La logica da keynesismo privato che pervade il DEF – cioè i finanziamenti sono pubblici ma gli investitori che decidono il che fare sono privati – l’assenza di una qualche preoccupazione per la cattiva distribuzione della ricchezza che, secondo Stiglitz, ma non solo, ci colloca al terzo posto tra i paesi “sviluppati”, ma rappresenta di per sé una condizione che penalizza la crescita, le conseguenti “cure” che aggravano le condizioni del Servizio Sanitario, della scuola, della Università e della Ricerca pubblica, in linea con una teoria delle privatizzazioni che parte dalla eliminazione delle strutture inutili o sottogovernative, per arrivare ad offrire la gestione di realtà economiche prive di possibilità concorrenziali, ponendo tra queste non solo i servizi quali i trasporti, le autostrade, ecc., ma anche la formazione e la stessa amministrazione pubblica, una questione “ambientale”, nonostante i ripetuti “avvertimenti”, tuttora assente, ecc., ecc.,. Tutto questo colloca il DEF Aggiornato, tra i documenti di base per elaborare una alternativa. Certamente tra gli “autori” occorre includere il ruolo essenziale di quella Europa che, così come è, va annoverata tra i grandi malati di questa epoca.

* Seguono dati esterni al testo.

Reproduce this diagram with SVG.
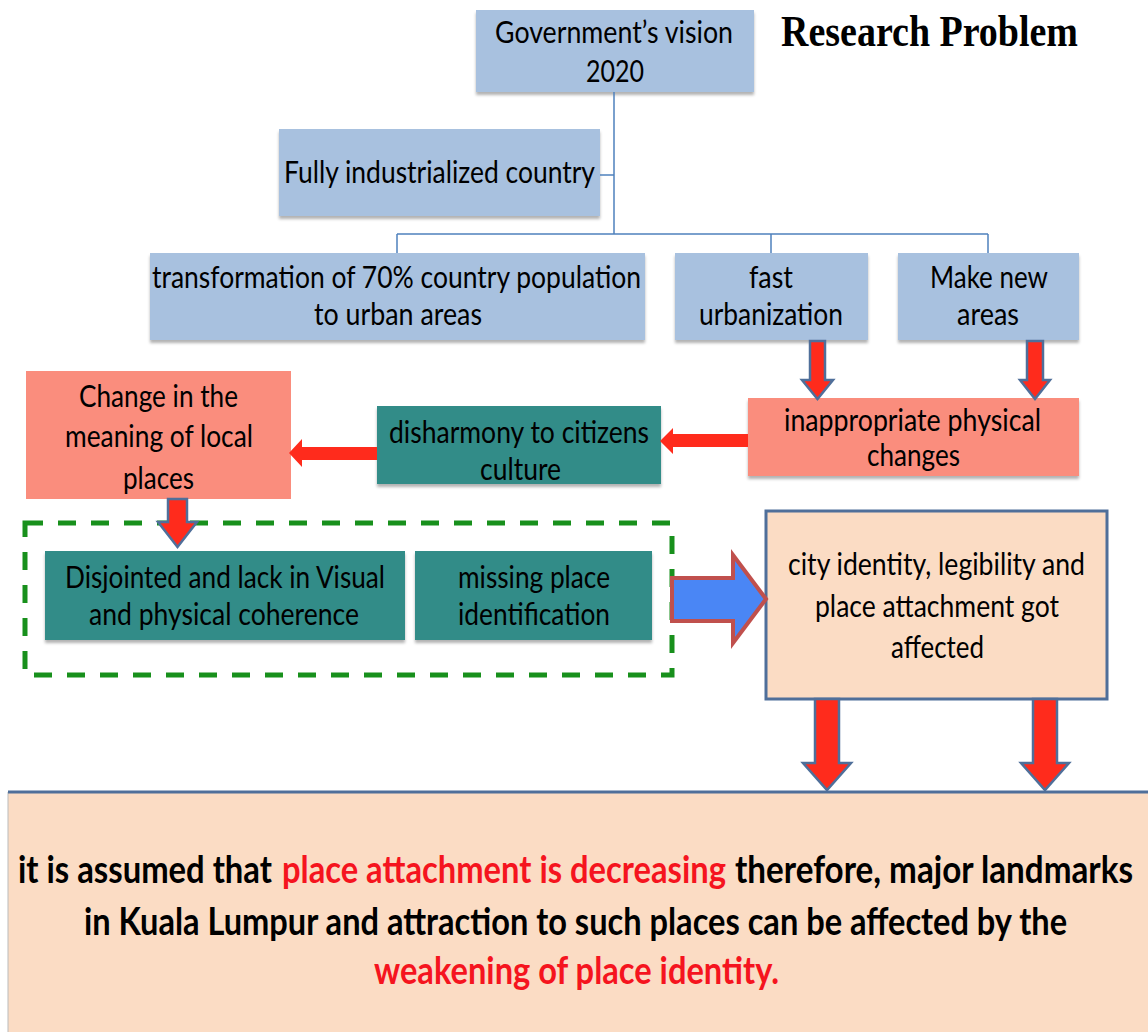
<svg xmlns="http://www.w3.org/2000/svg" width="1148" height="1032" viewBox="0 0 1148 1032">
<defs>
<filter id="sh" x="-5%" y="-10%" width="110%" height="130%">
<feDropShadow dx="0" dy="3" stdDeviation="1.5" flood-color="#000" flood-opacity="0.3"/>
</filter>
<style>
.t{font-family:Lato,"Liberation Sans",sans-serif;font-size:31px;fill:#000;text-anchor:middle}
.b{font-family:Lato,"Liberation Sans",sans-serif;font-size:38px;font-weight:bold;fill:#000;text-anchor:start}
.red{fill:#f5141e}
.blue{fill:#a8c1df;filter:url(#sh)}
.sal{fill:#fa8d7d}
.teal{fill:#328c88;filter:url(#sh)}
.peach{fill:#fbdcc4}
.tree{stroke:#4f81bd;stroke-width:1.5;fill:none}
.ra{fill:#ff2b1c;stroke:#4f6f9a;stroke-width:2.5;stroke-linejoin:miter}
.rl{fill:#ff2b1c}
</style>
</defs>
<rect width="1148" height="1032" fill="#fff"/>
<text x="781" y="46" font-family="'Liberation Serif',serif" font-weight="bold" font-size="44" textLength="297" lengthAdjust="spacingAndGlyphs" fill="#000">Research Problem</text>

<g id="bottom">
<rect x="8" y="792" width="1142" height="242" class="peach"/>
<line x1="8" y1="792" x2="8" y2="1032" stroke="#bbb" stroke-width="1"/>
<line x1="8" y1="792" x2="1148" y2="792" stroke="#4f6f9a" stroke-width="3"/>
<g transform="scale(0.78,1)">
<text class="b" x="23.1" y="883" textLength="325.6" lengthAdjust="spacingAndGlyphs">it is assumed that</text>
<text class="b red" x="361.5" y="883" textLength="569.2" lengthAdjust="spacingAndGlyphs">place attachment is decreasing</text>
<text class="b" x="942.3" y="883" textLength="510.3" lengthAdjust="spacingAndGlyphs">therefore, major landmarks</text>
<text class="b" x="107.7" y="935" textLength="1260.3" lengthAdjust="spacingAndGlyphs">in Kuala Lumpur and attraction to such places can be affected by the</text>
<text class="b red" x="479.5" y="984" textLength="519.2" lengthAdjust="spacingAndGlyphs">weakening of place identity.</text>
</g>
</g>

<g id="group-dashed">
<rect x="25" y="523" width="647" height="152" fill="none" stroke="#18901c" stroke-width="5" stroke-dasharray="18 15"/>
</g>

<g id="n-vision">
<rect x="476" y="10" width="278" height="82" class="blue"/>
<text class="t" x="614" y="43" textLength="238" lengthAdjust="spacingAndGlyphs">Government’s vision</text>
<text class="t" x="615" y="82" textLength="58" lengthAdjust="spacingAndGlyphs">2020</text>
</g>
<g id="n-industrial">
<rect x="279" y="129" width="321" height="87" class="blue"/>
<text class="t" x="439.5" y="183" textLength="311" lengthAdjust="spacingAndGlyphs">Fully industrialized country</text>
</g>
<g id="n-transformation">
<rect x="150" y="253" width="495" height="87" class="blue"/>
<text class="t" x="396.5" y="288" textLength="489" lengthAdjust="spacingAndGlyphs">transformation of 70% country population</text>
<text class="t" x="398" y="325" textLength="168" lengthAdjust="spacingAndGlyphs">to urban areas</text>
</g>
<g id="n-fast">
<rect x="675" y="253" width="193" height="87" class="blue"/>
<text class="t" x="771" y="288" textLength="44" lengthAdjust="spacingAndGlyphs">fast</text>
<text class="t" x="771" y="325" textLength="144" lengthAdjust="spacingAndGlyphs">urbanization</text>
</g>
<g id="n-newareas">
<rect x="898" y="253" width="181" height="87" class="blue"/>
<text class="t" x="989" y="288" textLength="118" lengthAdjust="spacingAndGlyphs">Make new</text>
<text class="t" x="988" y="325" textLength="62" lengthAdjust="spacingAndGlyphs">areas</text>
</g>
<g id="n-inappropriate">
<rect x="748" y="398" width="331" height="78" class="sal" filter="url(#sh)"/>
<text class="t" x="912.5" y="431" textLength="257" lengthAdjust="spacingAndGlyphs">inappropriate physical</text>
<text class="t" x="913.5" y="466" textLength="93" lengthAdjust="spacingAndGlyphs">changes</text>
</g>
<g id="n-disharmony">
<rect x="377" y="406" width="284" height="78" class="teal"/>
<text class="t" x="519" y="443" textLength="260" lengthAdjust="spacingAndGlyphs">disharmony to citizens</text>
<text class="t" x="520.5" y="480" textLength="81" lengthAdjust="spacingAndGlyphs">culture</text>
</g>
<g id="n-change">
<rect x="26" y="371" width="265" height="128" class="sal"/>
<text class="t" x="158.5" y="407" textLength="159" lengthAdjust="spacingAndGlyphs">Change in the</text>
<text class="t" x="159" y="447" textLength="188" lengthAdjust="spacingAndGlyphs">meaning of local</text>
<text class="t" x="158.5" y="489" textLength="71" lengthAdjust="spacingAndGlyphs">places</text>
</g>
<g id="n-disjointed">
<rect x="45" y="551" width="360" height="89" class="teal"/>
<text class="t" x="225" y="588" textLength="320" lengthAdjust="spacingAndGlyphs">Disjointed and lack in Visual</text>
<text class="t" x="224" y="625" textLength="270" lengthAdjust="spacingAndGlyphs">and physical coherence</text>
</g>
<g id="n-missing">
<rect x="415" y="551" width="237" height="89" class="teal"/>
<text class="t" x="534" y="588" textLength="152" lengthAdjust="spacingAndGlyphs">missing place</text>
<text class="t" x="534" y="625" textLength="152" lengthAdjust="spacingAndGlyphs">identification</text>
</g>
<g id="n-city">
<rect x="766" y="511" width="341" height="188" class="peach" stroke="#4f6f9a" stroke-width="3"/>
<text class="t" x="936.5" y="575" textLength="297" lengthAdjust="spacingAndGlyphs">city identity, legibility and</text>
<text class="t" x="937" y="617" textLength="244" lengthAdjust="spacingAndGlyphs">place attachment got</text>
<text class="t" x="937.5" y="658" textLength="93" lengthAdjust="spacingAndGlyphs">affected</text>
</g>

<g id="connectors">
<path class="tree" d="M614,92 V234 M600,175 H614 M397,234 H988 M397,234 V253 M771,234 V253 M988,234 V253"/>
<path class="ra" d="M810,341 H825 V380 H833 L817.5,399 L802,380 H810 Z"/>
<path class="ra" d="M1027,341 H1043 V380 H1050 L1035,399 L1020,380 H1027 Z"/>
<path class="rl" d="M748,434 H673 V428 L660,441 L673,454 V447 H748 Z"/>
<path class="rl" d="M377,447 H302 V439 L289,453 L302,467 V460 H377 Z"/>
<path class="ra" d="M168,499 H187 V522 H197 L177.5,547 L158,522 H168 Z"/>
<path d="M672,578 H733 V555 L766,599 L733,643 V621 H672 Z" fill="#4a86f5" stroke="#c0504d" stroke-width="4"/>
<path class="ra" d="M815,699 H839 V763 H851 L827,790 L803,763 H815 Z"/>
<path class="ra" d="M1033,699 H1057 V763 H1069 L1045,790 L1021,763 H1033 Z"/>
</g>
</svg>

Il Governo si consola – e cerca di consolarci – citando una variazione del PIL finalmente positiva e anche crescentemente positiva, tanto che le previsioni per il 2015 possono passare dal 0, 7% allo 0,9 %. Tutto vero, ma si continua a pensare – sbagliando –che il giudizio sull’andamento del nostro PIl possa essere dato indipendentemente da quello che succede nel mondo e, in particolare, nei paesi nostri partner. Purtroppo occorre aggiungere che nonostante quei dati “positivi” segnalati del Governo, i confronti necessari non lo sono affatto: la nostra migliore crescita prevista per il 2015 pari allo 0,9 % deve misurarsi con l’1,5 relativo al complesso dei paese dell’UE15, mentre per il 2016 le previsioni attuali nel DEF indicano una crescita del 1,6% a fronte di un 2% per quegli stessi paesi dell’UE15[1].
[1] Questa sostanziale permanenza del differenziale negativo della nostra crescita, potrebbe porre qualche interrogativo circa l’efficacia degli interventi e delle riforme introdotte dall’attuale Governo. Ma su questa questione sarà necessario una valutazione specifica.